NEW YORK (GenomeWeb News) — Four research teams across the US have been awarded a total of $5 million in fiscal year 2013 under a new Genomic Sequencing and Newborn Screening Disorders program jointly funded by the Eunice Kennedy Shriver National Institute of Child Health and Human Development and the National Human Genome Research Institute.

NIH plans to fund the program at $25 million over five years.

The four pilot projects will examine whether sequencing newborns' genomes or exomes can provide useful medical information beyond what is already delivered by current newborn screening. They will study technical, clinical, and ethical aspects of genomics research in newborns, and its potential to improve newborn healthcare.

"We are at a point now where powerful new genome sequencing technologies are making it faster and more affordable than ever to access genomic information about patients," said NHGRI Director Eric Green in a statement. "This initiative will help us better understand how we can appropriately use this information to improve health and prevent disease in infants and children."

In a teleconference today announcing the awards, NICHD Director Alan Guttmacher said that among the questions the program attempts to answer are how a baby's privacy will be protected and what the appropriate consent process will be; where newborn data will be stored and who will have access to it; what conditions should be included in a newborn sequencing test; what criteria will be used to determine a positive result; what the follow-up for positive screening results should be; what doctors should tell parents about what was found; how much sequencing-based newborn screening will cost; and what its overall impact on healthcare and other spending will be.

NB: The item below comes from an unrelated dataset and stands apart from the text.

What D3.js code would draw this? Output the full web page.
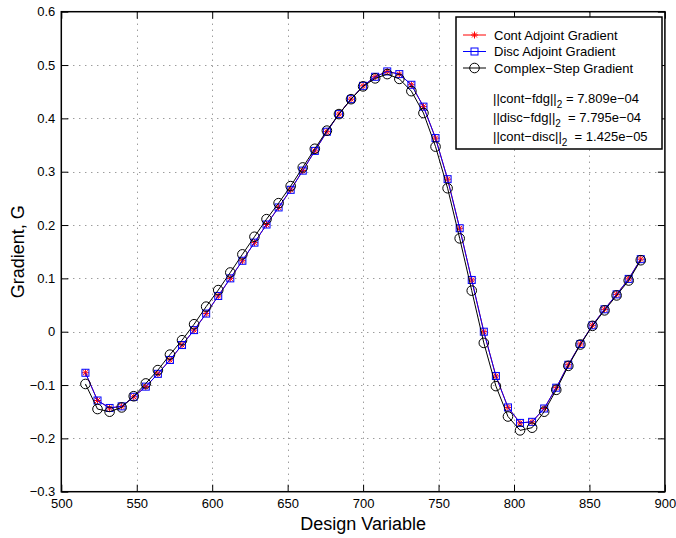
<!DOCTYPE html>
<html>
<head>
<meta charset="utf-8">
<script src="https://cdn.jsdelivr.net/npm/d3@7"></script>
<style>
  body { margin: 0; background: #fff; }
  svg { display: block; font-family: "Liberation Sans", Arial, Helvetica, sans-serif; }
</style>
</head>
<body>
<svg id="chart" width="676" height="538"></svg>
<script>
// design variable index (x)
const designVar = [516, 524, 532, 540, 548, 556, 564, 572, 580, 588, 596, 604, 612, 620, 628, 636,
  644, 652, 660, 668, 676, 684, 692, 700, 708, 716, 724, 732, 740, 748, 756, 764, 772, 780,
  788, 796, 804, 812, 820, 828, 836, 844, 852, 860, 868, 876, 884];

// continuous adjoint gradient
const contGrad = [-0.077, -0.129, -0.143, -0.140, -0.122, -0.103, -0.079, -0.053, -0.025, 0.003,
  0.034, 0.067, 0.100, 0.133, 0.167, 0.201, 0.233, 0.266, 0.302, 0.339, 0.375, 0.408, 0.436,
  0.461, 0.478, 0.488, 0.483, 0.463, 0.422, 0.363, 0.286, 0.194, 0.097, 0.000, -0.083, -0.142,
  -0.171, -0.169, -0.144, -0.105, -0.062, -0.023, 0.012, 0.042, 0.070, 0.099, 0.136];

// discrete adjoint gradient
const discGrad = [-0.077, -0.129, -0.143, -0.140, -0.122, -0.103, -0.079, -0.053, -0.025, 0.003,
  0.034, 0.067, 0.100, 0.133, 0.167, 0.201, 0.233, 0.266, 0.302, 0.339, 0.375, 0.408, 0.436,
  0.461, 0.478, 0.488, 0.483, 0.463, 0.422, 0.363, 0.286, 0.194, 0.097, 0.000, -0.083, -0.142,
  -0.171, -0.169, -0.144, -0.105, -0.062, -0.023, 0.012, 0.042, 0.070, 0.099, 0.136];

// complex-step gradient
const csGrad = [-0.098, -0.145, -0.150, -0.142, -0.121, -0.097, -0.072, -0.043, -0.016, 0.014,
  0.047, 0.078, 0.111, 0.145, 0.178, 0.211, 0.241, 0.273, 0.308, 0.343, 0.377, 0.408, 0.436,
  0.460, 0.475, 0.483, 0.474, 0.451, 0.410, 0.347, 0.269, 0.175, 0.077, -0.021, -0.102, -0.159,
  -0.185, -0.180, -0.150, -0.109, -0.064, -0.024, 0.011, 0.040, 0.068, 0.096, 0.134];

const xTicks = [500, 550, 600, 650, 700, 750, 800, 850, 900];
const yTicks = [-0.3, -0.2, -0.1, 0, 0.1, 0.2, 0.3, 0.4, 0.5, 0.6];

const legendNames = ['Cont Adjoint Gradient', 'Disc Adjoint Gradient', 'Complex\u2212Step Gradient'];
const normLabels = ['||cont\u2212fdg||', '||disc\u2212fdg||', '||cont\u2212disc||'];
const normValues = [' = 7.809e\u221204', '  = 7.795e\u221204', '  = 1.425e\u221205'];

const svg = d3.select('#chart');
const pL = 61.3, pR = 664.9, pT = 11.7, pB = 491.7;

const x = d3.scaleLinear().domain([500, 900]).range([pL, pR]);
const y = d3.scaleLinear().domain([-0.3, 0.6]).range([pB, pT]);

const fmt = v => v === 0 ? '0' : d3.format('.1f')(v);

// grid
const grid = svg.append('g').attr('stroke', '#000').attr('stroke-width', 1)
  .attr('stroke-dasharray', '1,5').attr('opacity', 0.55);
grid.selectAll('.gx').data(xTicks.slice(1, -1)).enter().append('line')
  .attr('x1', d => Math.round(x(d)) + 0.5).attr('x2', d => Math.round(x(d)) + 0.5)
  .attr('y1', pT).attr('y2', pB);
grid.selectAll('.gy').data(yTicks.slice(1, -1)).enter().append('line')
  .attr('y1', d => Math.round(y(d)) + 0.5).attr('y2', d => Math.round(y(d)) + 0.5)
  .attr('x1', pL).attr('x2', pR);

// axes with inward ticks
const tk = 7;
const gB = svg.append('g').attr('transform', `translate(0,${pB})`)
  .call(d3.axisBottom(x).tickValues(xTicks).tickSize(-tk).tickPadding(5).tickFormat(d3.format('d')));
const gL = svg.append('g').attr('transform', `translate(${pL},0)`)
  .call(d3.axisLeft(y).tickValues(yTicks).tickSize(-tk).tickPadding(6).tickFormat(fmt));
const gT = svg.append('g').attr('transform', `translate(0,${pT})`)
  .call(d3.axisTop(x).tickValues(xTicks).tickSize(-tk).tickFormat(''));
const gR = svg.append('g').attr('transform', `translate(${pR},0)`)
  .call(d3.axisRight(y).tickValues(yTicks).tickSize(-tk).tickFormat(''));
[gB, gL, gT, gR].forEach(g => {
  g.select('.domain').remove();
  g.selectAll('line').attr('stroke', '#000').attr('stroke-width', 1);
  g.selectAll('text').attr('fill', '#000').attr('font-size', 13)
    .attr('font-family', '"Liberation Sans", Arial, sans-serif');
});
gB.selectAll('text').attr('dy', '0.9em');

svg.append('rect').attr('x', pL).attr('y', pT)
  .attr('width', pR - pL).attr('height', pB - pT)
  .attr('fill', 'none').attr('stroke', '#000').attr('stroke-width', 1.5);

// axis labels
svg.append('text').attr('x', (pL + pR) / 2).attr('y', 530)
  .attr('text-anchor', 'middle').attr('font-size', 18).text('Design Variable');
svg.append('text').attr('transform', `translate(24,${(pT + pB) / 2}) rotate(-90)`)
  .attr('text-anchor', 'middle').attr('font-size', 18).text('Gradient, G');

// markers
const star = (g, cx, cy, s, color) => {
  g.append('path')
    .attr('d', `M${cx - s},${cy}H${cx + s}M${cx},${cy - s}V${cy + s}` +
      `M${cx - s * 0.7},${cy - s * 0.7}L${cx + s * 0.7},${cy + s * 0.7}` +
      `M${cx - s * 0.7},${cy + s * 0.7}L${cx + s * 0.7},${cy - s * 0.7}`)
    .attr('stroke', color).attr('stroke-width', 1).attr('fill', 'none');
};
const square = (g, cx, cy, s, color) => {
  g.append('rect').attr('x', cx - s).attr('y', cy - s).attr('width', 2 * s).attr('height', 2 * s)
    .attr('stroke', color).attr('stroke-width', 1).attr('fill', 'none');
};
const circle = (g, cx, cy, r, color) => {
  g.append('circle').attr('cx', cx).attr('cy', cy).attr('r', r)
    .attr('stroke', color).attr('stroke-width', 1).attr('fill', 'none');
};

const series = [
  { vals: contGrad, color: '#ff0000', mark: star, size: 3.5 },
  { vals: discGrad, color: '#0000ff', mark: square, size: 3.5 },
  { vals: csGrad, color: '#000000', mark: circle, size: 4.8 }
];

const line = d3.line().x(d => x(d[0])).y(d => y(d[1]));
series.forEach(s => {
  const pts = designVar.map((d, i) => [d, s.vals[i]]);
  const g = svg.append('g');
  g.append('path').datum(pts).attr('d', line)
    .attr('fill', 'none').attr('stroke', s.color).attr('stroke-width', 1);
  pts.forEach(p => s.mark(g, x(p[0]), y(p[1]), s.size, s.color));
});

// legend
const lg = svg.append('g');
lg.append('rect').attr('x', 456).attr('y', 17).attr('width', 206).attr('height', 132)
  .attr('fill', '#fff').attr('stroke', '#000').attr('stroke-width', 1.5);
const rowY = [35, 51.5, 68];
series.forEach((s, i) => {
  lg.append('line').attr('x1', 463).attr('x2', 486).attr('y1', rowY[i]).attr('y2', rowY[i])
    .attr('stroke', s.color).attr('stroke-width', 1);
  s.mark(lg, 474.5, rowY[i], s.size, s.color);
  lg.append('text').attr('x', 494).attr('y', rowY[i]).attr('dy', '0.35em')
    .attr('font-size', 13).text(legendNames[i]);
});
const normY = [103, 122, 141];
normLabels.forEach((lbl, i) => {
  const t = lg.append('text').attr('x', 493).attr('y', normY[i]).attr('font-size', 13);
  t.append('tspan').text(lbl);
  t.append('tspan').attr('dy', 5).attr('font-size', 10).text('2');
  t.append('tspan').attr('dy', -5).attr('font-size', 13).style('white-space', 'pre').text(normValues[i]);
});
</script>
</body>
</html>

The funding has been awarded to principal investigators Robert Green and Alan Beggs at Brigham and Women's Hospital and Boston Children's Hospital; Stephen Kingsmore at Children's Mercy Hospital; Robert Nussbaum at the University of California, San Francisco; and Cynthia Powell and Jonathan Berg at the University of North Carolina at Chapel Hill.

Green and Beggs' team will make genomic data available to parents and doctors throughout infancy and childhood and study the impact and usefulness of the results. They will also compare the response of parents with sick and healthy children, and the differences between receiving genomic results and conventional newborn screening results. In addition, they will develop a process for reporting results to doctors.

Kingsmore's group will look at the benefits and risks of using genomic sequencing in newborns in a neonatal intensive care unit, a strategy it has already explored in a small number of individuals. The researchers also aim to reduce the turnaround time to 50 hours to make the test comparable to existing newborn screening tests, and to study the parents' perception of receiving the results, and how it may change over time.

Nussbaum's project will focus on the potential of exome sequencing both for screening for disorders that are currently tested for and others that are not, and to assess the value of the additional information. It will also develop a participant protection framework for genomic sequencing during infancy and explore legal issues related to genome analysis as part of newborn screening.

Powell and Berg will lead a team that will sequence the exomes of healthy infants as well as those with known genetic conditions, and plan to identify the best ways to return results to doctors and parents. Their study, which will include multicultural families, will also develop a tool to help parents understand what the results mean and examine challenges that doctors may face in using the new technology.